The English lecturers have been picking their favourite speeches and sonnets to mark the 400th anniversary of Shakespeare’s death. Here, Mark Brown ponders the end of A Midsummer Night’s Dream.
When most people think about A Midsummer Night’s Dream, they usually think of a tale of lovers wronged, true love realised, magical fairies and a man with the head of a donkey. And, on the whole, they would be right. Critics often focus on the carnivalesque aspects as rigid Athenian society is disrupted by a holiday to mark the Duke’s marriage and the magical effects of the countryside. They also focus on the conventions of romantic comedy, many of which still hold true for the Rom-Coms we see at the cinema. The romance is found in the characters of Hermia and Lysander, who are in love with each other. Hermia’s father, however, wants her to marry Demetrius (for reasons of wealth and power). Demetrius is loved by Helena, but he’s just not interested. If Hermia does not conform to her father’s wishes she can, according to the Athenian law of Theseus, be killed or banished. So, Hermia and Lysander flee to the forest, pursued by the jealous Demetrius and the besotted Helena. Here they encounter the fairies (with their magical royal equivalents of the Athenian elite, Oberon and Titania). After lots of misunderstandings caused by magic potions, love triumphs and all the right people marry each other for all the right reasons, and order is restored.

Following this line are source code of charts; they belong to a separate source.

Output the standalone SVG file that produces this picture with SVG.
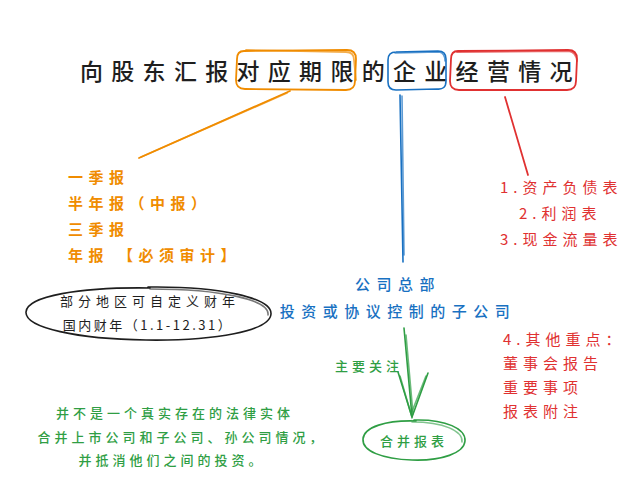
<svg xmlns="http://www.w3.org/2000/svg" width="639" height="482" viewBox="0 0 639 482">
<style>
text{font-family:"Noto Sans CJK SC","Noto Sans",sans-serif;}
.t{font-size:23px;fill:#1e1e1e;letter-spacing:8.3px;font-weight:500;}
.o{fill:#f08c00;font-size:15px;letter-spacing:5.5px;font-weight:bold;}
.r{fill:#e03131;font-size:15px;letter-spacing:5px;}
.b{fill:#1971c2;font-size:15px;letter-spacing:6.5px;font-weight:500;}
.g{fill:#2f9e44;font-size:13px;letter-spacing:4px;font-weight:500;}
.k{fill:#1e1e1e;font-size:13px;letter-spacing:5px;}
.so{fill:none;stroke:#f08c00;stroke-width:1.8;stroke-linecap:round;}
.sb{fill:none;stroke:#1971c2;stroke-width:1.6;stroke-linecap:round;}
.sr{fill:none;stroke:#e03131;stroke-width:1.8;stroke-linecap:round;}
.sg{fill:none;stroke:#2f9e44;stroke-width:1.6;stroke-linecap:round;}
.sk{fill:none;stroke:#1e1e1e;stroke-width:1.6;stroke-linecap:round;}
</style>
<rect width="639" height="482" fill="#ffffff"/>
<g id="title">
<text class="t" x="80" y="80">向股东汇报对应期限的企业经营情况</text>
</g>
<g id="box-period">
<path class="so" d="M244,51 L347,50 Q356,50 356,59 L355,81 Q355,90 346,90 L245,89 Q236,89 236,80 L237,59 Q237,51 244,51 Z"/>
<path class="so" d="M246,50 L346,52 Q354,52 354,60 L356,80" opacity="0.7"/>
</g>
<g id="box-company">
<path class="sb" d="M396,52 L438,51 Q446,51 446,59 L446,81 Q446,90 437,89 L396,90 Q388,90 388,82 L388,60 Q388,52 396,52 Z"/>
<path class="sb" d="M395,53 L439,52 Q445,53 445,61" opacity="0.7"/>
</g>
<g id="box-operation">
<path class="sr" d="M458,51 L568,50 Q577,50 577,59 L576,81 Q576,90 567,90 L459,90 Q450,90 450,81 L451,59 Q451,51 458,51 Z"/>
<path class="sr" d="M457,52 L569,51 Q576,52 577,61" opacity="0.7"/>
</g>
<g id="connectors">
<path class="so" d="M290,91 L139,158"/>
<path class="so" d="M287,93 L141,157" opacity="0.7"/>
<path class="sb" d="M400,95 L403,262"/>
<path class="sb" d="M402,96 L404,255" opacity="0.7"/>
<path class="sr" d="M505,97 L528,175"/>
<path class="sg" d="M404,328 L412,417"/>
<path class="sg" d="M406,335 L413,414" opacity="0.7"/>
<path class="sg" d="M398,372 L412,417 L428,373"/>
<path class="sg" d="M400,376 L411,414 L426,376" opacity="0.7"/>
</g>
<g id="periods">
<text class="o" x="68" y="183">一季报</text>
<text class="o" x="68" y="209">半年报（中报）</text>
<text class="o" x="68" y="235">三季报</text>
<text class="o" x="68" y="261">年报 【必须审计】</text>
</g>
<g id="fiscal-year">
<path class="sk" d="M148,287 C220,286 272,298 271,314 C270,331 215,341 146,340 C78,339 25,328 26,312 C27,296 80,287 150,288"/>
<path class="sk" d="M150,289 C222,289 270,300 268,315" opacity="0.6"/>
<text class="k" x="150" y="306" text-anchor="middle">部分地区可自定义财年</text>
<text class="k" x="148" y="330" text-anchor="middle" style="letter-spacing:2.5px">国内财年（1.1-12.31）</text>
</g>
<g id="statements">
<text class="r" x="500" y="193">1.资产负债表</text>
<text class="r" x="519" y="219">2.利润表</text>
<text class="r" x="500" y="245">3.现金流量表</text>
</g>
<g id="scope">
<text class="b" x="398" y="290" text-anchor="middle">公司总部</text>
<text class="b" x="398" y="317" text-anchor="middle">投资或协议控制的子公司</text>
</g>
<g id="other">
<text class="r" x="503" y="345">4.其他重点：</text>
<text class="r" x="503" y="369">董事会报告</text>
<text class="r" x="503" y="393">重要事项</text>
<text class="r" x="503" y="417">报表附注</text>
</g>
<g id="focus-label">
<text class="g" x="335" y="371">主要关注</text>
</g>
<g id="consolidated">
<path class="sg" d="M414,420 C446,419 466,429 465,441 C464,453 442,461 412,460 C382,459 362,451 363,439 C364,427 386,420 416,421"/>
<path class="sg" d="M412,422 C444,422 463,431 462,442" opacity="0.6"/>
<text class="g" x="414" y="446" text-anchor="middle">合并报表</text>
</g>
<g id="note">
<text class="g" x="175" y="418" text-anchor="middle">并不是一个真实存在的法律实体</text>
<text class="g" x="182" y="442" text-anchor="middle">合并上市公司和子公司、孙公司情况，</text>
<text class="g" x="172" y="465" text-anchor="middle">并抵消他们之间的投资。</text>
</g>
</svg>
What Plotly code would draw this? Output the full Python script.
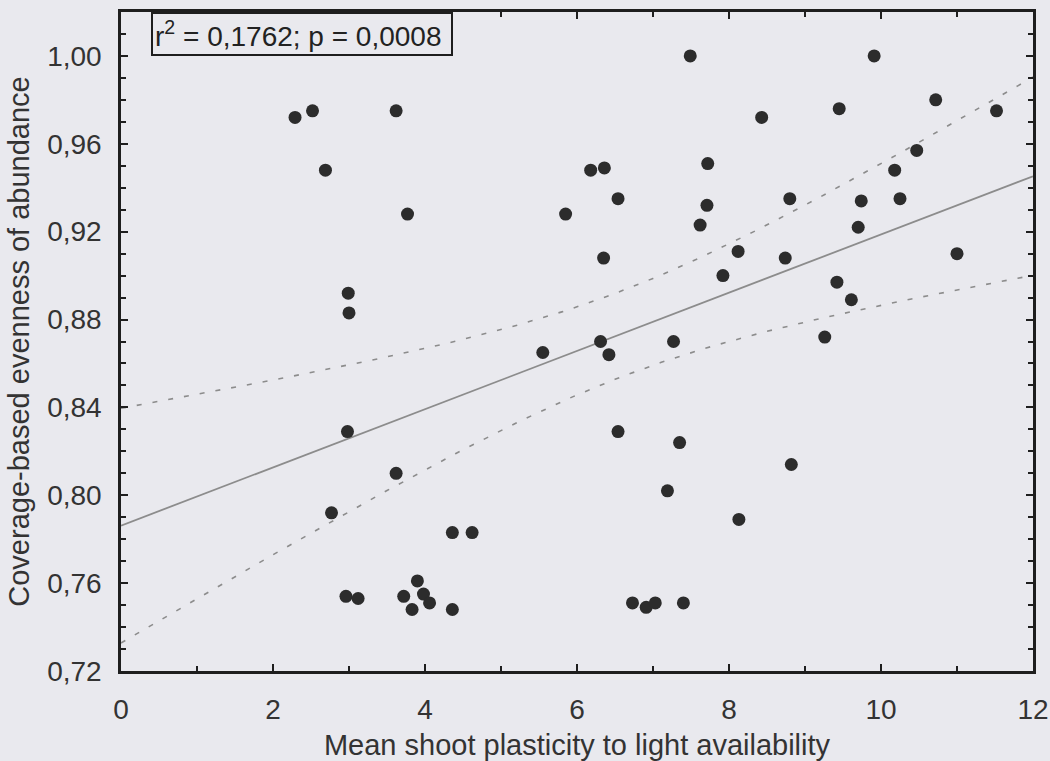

I find the play fascinating for its exploration of dream and how Shakespeare relates it closely to the magic of theatre. This speech, from Theseus near the end of the play, reflects back on the moment when the lovers are discovered waking from their enchantment in the forest when Demetrius says
It seems to me
That yet we sleep, we dream. (Act IV, Scene I)
The theme of dreams here is carried from the enchantment of the fairies in the wood, to their awakening and then back to Athens, where its effects will be felt in the re-ordering of chaotic marriage arrangements into an acceptable order and the re-establishment of both Egeus’ and Theseus’ patriarchal authority. But first Theseus reflects on the nature of the stories of enchanted woods and fairies. After describing ‘these antique fables’, he considers the role of the poet (and, hence, the playwright) in fashioning stories to speak to the interests and experiences of his audience:
The lunatic, the lover and the poet
Are of imagination all compact:
One sees more devils than vast hell can hold,
That is, the madman: the lover, all as frantic,
Sees Helen’s beauty in a brow of Egypt:
The poet’s eye, in fine frenzy rolling,
Doth glance from heaven to earth, from earth to heaven;
And as imagination bodies forth
The forms of things unknown, the poet’s pen
Turns them to shapes and gives to airy nothing
A local habitation and a name. (Act V Scene I)
The poet’s pen, then, is what makes sense of a chaotic and incomprehensible world, which sometimes can only be explained by the actions of nature and magic. The writer is able to change the ‘airy nothing[s]’ of imagination into a recognisable world that will draw us in and persuade us, for the duration of the play, of the verisimilitude of the fictional world and the characters he has conjured by his own form of magic.